In my electrical fantasy world, I would wire every outlet in my kitchen, bathrooms, and garage that way - no more hunting for multiple receptacles on different circuits when you need to run multiple heavy loads at once!


----------



## 220/221 (Oct 9, 2007)

> This has to be wrong, am I right?


You have to be wrong, this is right.




_Multiwire branch circuits_ are very common and there are specific guidelines for these installations including having the two circuits on opposite phases (like you described).

The two _incoming_ hot wires "share" the _returning_ neutral. The use it at different times because of the nature of alternating curent.

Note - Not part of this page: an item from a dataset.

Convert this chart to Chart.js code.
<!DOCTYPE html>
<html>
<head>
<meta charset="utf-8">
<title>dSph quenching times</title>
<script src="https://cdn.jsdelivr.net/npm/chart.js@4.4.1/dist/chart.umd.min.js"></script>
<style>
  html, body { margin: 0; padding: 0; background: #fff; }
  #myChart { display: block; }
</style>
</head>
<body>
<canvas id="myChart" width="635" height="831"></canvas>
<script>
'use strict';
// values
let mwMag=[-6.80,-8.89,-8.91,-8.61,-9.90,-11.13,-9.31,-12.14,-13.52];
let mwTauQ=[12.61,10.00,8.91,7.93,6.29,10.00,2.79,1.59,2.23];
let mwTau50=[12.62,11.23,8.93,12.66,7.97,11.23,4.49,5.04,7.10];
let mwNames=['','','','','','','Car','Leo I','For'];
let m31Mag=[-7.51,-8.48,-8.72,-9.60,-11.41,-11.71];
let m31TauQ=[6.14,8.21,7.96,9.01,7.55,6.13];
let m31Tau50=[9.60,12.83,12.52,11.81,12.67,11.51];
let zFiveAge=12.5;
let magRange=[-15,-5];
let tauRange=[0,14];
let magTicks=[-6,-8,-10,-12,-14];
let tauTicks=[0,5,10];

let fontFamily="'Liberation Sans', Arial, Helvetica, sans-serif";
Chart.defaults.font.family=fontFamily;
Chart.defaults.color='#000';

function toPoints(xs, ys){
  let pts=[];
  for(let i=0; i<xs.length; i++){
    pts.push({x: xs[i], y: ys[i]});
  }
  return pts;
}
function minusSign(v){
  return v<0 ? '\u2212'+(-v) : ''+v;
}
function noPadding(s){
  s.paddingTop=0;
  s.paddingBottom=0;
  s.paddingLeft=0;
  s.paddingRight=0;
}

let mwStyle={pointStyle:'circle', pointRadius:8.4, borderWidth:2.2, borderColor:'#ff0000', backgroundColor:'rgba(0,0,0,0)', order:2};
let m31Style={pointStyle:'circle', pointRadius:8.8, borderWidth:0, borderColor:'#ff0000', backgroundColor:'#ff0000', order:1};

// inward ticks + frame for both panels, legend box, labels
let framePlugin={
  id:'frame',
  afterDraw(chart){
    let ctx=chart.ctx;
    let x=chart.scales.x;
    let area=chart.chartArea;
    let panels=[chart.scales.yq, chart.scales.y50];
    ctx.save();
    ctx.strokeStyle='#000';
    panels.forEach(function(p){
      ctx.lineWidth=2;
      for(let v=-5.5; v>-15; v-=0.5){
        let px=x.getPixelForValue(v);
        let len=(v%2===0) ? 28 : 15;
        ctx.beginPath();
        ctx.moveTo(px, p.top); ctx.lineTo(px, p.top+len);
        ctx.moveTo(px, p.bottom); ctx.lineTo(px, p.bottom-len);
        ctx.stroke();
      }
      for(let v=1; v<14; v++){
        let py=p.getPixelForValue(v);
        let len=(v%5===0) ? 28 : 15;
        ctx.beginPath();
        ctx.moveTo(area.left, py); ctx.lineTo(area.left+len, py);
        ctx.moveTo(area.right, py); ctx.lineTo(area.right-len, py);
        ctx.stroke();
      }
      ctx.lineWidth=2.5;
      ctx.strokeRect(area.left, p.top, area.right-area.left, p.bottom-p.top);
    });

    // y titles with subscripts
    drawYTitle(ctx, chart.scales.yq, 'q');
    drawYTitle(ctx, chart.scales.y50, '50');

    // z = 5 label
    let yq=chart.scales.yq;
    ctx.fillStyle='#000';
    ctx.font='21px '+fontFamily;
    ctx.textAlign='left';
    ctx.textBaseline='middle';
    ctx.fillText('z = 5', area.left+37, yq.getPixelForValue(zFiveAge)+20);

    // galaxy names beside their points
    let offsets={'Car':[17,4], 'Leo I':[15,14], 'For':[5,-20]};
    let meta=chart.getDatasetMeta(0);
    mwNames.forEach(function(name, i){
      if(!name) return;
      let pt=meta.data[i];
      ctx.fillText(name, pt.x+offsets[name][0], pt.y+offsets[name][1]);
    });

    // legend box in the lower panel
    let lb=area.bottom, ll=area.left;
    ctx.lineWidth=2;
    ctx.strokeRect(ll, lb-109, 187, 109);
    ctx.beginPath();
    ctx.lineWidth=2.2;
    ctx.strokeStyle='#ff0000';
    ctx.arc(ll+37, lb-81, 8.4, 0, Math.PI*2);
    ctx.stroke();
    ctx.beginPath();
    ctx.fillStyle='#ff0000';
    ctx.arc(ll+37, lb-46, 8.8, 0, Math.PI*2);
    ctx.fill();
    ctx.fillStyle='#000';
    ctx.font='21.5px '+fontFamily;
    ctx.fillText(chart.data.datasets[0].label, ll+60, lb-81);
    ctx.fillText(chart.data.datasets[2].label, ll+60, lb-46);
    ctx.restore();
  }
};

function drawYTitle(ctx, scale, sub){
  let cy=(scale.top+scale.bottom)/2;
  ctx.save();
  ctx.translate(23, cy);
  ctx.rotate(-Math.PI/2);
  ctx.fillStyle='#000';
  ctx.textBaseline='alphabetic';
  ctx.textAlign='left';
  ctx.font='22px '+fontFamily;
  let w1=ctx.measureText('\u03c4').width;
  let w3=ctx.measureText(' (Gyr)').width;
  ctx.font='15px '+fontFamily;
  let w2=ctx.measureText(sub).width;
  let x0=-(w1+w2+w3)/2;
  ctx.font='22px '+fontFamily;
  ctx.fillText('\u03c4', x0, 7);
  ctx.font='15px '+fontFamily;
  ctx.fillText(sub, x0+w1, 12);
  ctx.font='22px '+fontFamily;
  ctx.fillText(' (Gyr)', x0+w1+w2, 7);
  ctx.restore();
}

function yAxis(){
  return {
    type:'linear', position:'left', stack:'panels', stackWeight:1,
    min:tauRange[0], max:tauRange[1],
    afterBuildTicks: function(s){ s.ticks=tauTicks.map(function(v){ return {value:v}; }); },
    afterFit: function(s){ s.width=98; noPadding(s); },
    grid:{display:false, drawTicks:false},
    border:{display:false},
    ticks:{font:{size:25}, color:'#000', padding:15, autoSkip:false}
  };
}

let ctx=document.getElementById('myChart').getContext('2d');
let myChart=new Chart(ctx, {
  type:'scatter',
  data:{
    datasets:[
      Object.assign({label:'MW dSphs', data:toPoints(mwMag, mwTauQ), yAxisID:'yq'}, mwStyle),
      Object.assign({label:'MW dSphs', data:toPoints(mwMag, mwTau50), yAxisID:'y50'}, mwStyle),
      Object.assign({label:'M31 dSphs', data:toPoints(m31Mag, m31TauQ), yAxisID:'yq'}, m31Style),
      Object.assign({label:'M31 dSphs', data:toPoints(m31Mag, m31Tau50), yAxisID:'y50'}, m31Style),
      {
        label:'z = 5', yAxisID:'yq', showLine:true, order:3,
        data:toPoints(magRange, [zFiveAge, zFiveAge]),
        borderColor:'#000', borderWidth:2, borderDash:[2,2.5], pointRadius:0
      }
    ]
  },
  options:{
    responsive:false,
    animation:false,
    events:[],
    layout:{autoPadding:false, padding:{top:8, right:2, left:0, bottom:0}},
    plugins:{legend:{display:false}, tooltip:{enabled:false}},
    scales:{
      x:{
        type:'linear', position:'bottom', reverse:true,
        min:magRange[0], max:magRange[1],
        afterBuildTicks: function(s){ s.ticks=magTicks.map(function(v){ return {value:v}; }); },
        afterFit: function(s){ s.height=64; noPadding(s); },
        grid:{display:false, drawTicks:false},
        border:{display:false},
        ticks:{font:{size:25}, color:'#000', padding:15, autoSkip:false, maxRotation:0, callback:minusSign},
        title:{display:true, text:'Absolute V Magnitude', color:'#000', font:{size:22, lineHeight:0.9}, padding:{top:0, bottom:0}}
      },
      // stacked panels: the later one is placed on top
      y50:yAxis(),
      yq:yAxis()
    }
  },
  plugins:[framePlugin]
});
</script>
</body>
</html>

It is very common to run two circuits in one cable. The only issues arise if the *neutral *connection fails, you may end up with 240V on your 120V circuits, which causes smoke :jester:


----------



## kbsparky (Sep 11, 2008)

If this is an outlet serving a counter top area, then it is supposed to be GFCI protected. In your case, this would mean the breaker serving such an outlet would have to be a double-pole GFCI type, not a cheap animal. :huh:

You should consider changing the breakers to a double pole, GFI type.:whistling2:


----------



## kbsparky (Sep 11, 2008)

*Counter-top outlets*

A less expensive alternative would be to cap off one of the wires, and simply install a GFCI receptacle in place of the standard outlet.

Check other outlets on those same circuits, and you can replace them as well, alternating circuits from black to red. :yes:


----------



## AllanJ (Nov 24, 2007)

Note: You cannot alternate the daisy chained outlet boxes between black and red (opposite sides of 120/240 volt line on multiwire branch circuit) using separate 120 volt GFCI units and maintain a shared neutral.

The duplex receptacle with the top fed by the red and bottom fed by the black would need separate neutrals (the tab broken on that side of the receptacle unit also) if not fed by a double GFCI breaker down at the panel.

Replacing the 3 wire cable with two 2 wire cables to provide the second neutral would probably be more trouble than it is worth.

If you use a GFCI receptacle for the red at box 1, a GFCI receptacle for the black at box 2, and top/bottom split receptacles at boxes 3, 4, etc. then the circuit is not multiwire branch and separate neutrals are required beyond box 1.


----------



## kbsparky (Sep 11, 2008)

AllanJ said:


> Note: You cannot alternate the daisy chained outlet boxes between black and red (opposite sides of 120/240 volt line on multiwire branch circuit) using separate 120 volt GFCI units and maintain a shared neutral.....


Wanna bet? As long as you use separate GFCI devices at each outlet, with appropriate pigtails, then you certainly can. No rewiring is necessary!


----------